Although each RFSD focuses on regional messages for the HLPF, the regions approached their messages in various ways. The Africa region focused the most on specific recommendations in comparison to other regions, which tended to discuss the SDGs under review without providing concrete recommendations. The Africa meeting report includes more than 50 key messages on the SDGs under in-depth review, with significant attention to SDG 17. The Arab, Asia-Pacific, and UNECE RFSDs resulted in a Chair’s Summary, although the Arab summary is not available on the UNESCWA website or Forum webpage.

The LAC RFSD’s intergovernmentally agreed conclusions and recommendations are perhaps the most formal conclusions among the RFSDs and reaffirm the region’s commitment to implementing the 2030 Agenda.
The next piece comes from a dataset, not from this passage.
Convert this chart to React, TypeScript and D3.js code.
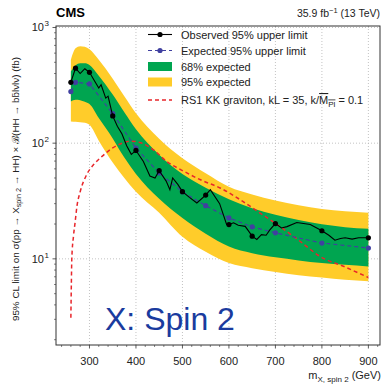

Although the conclusions and recommendations take note of ECLAC’s second annual progress report on regional progress and challenges, the document does not provide any additional reflections or conclusions on the SDGs under review.

Overall, regional input to the HLPF highlights increasing discussion of the potential synergies and tradeoffs among the SDGs to promote policy coherence, as well as the continued importance of tackling data gaps and collecting disaggregated data and increasing financing for targeted interventions.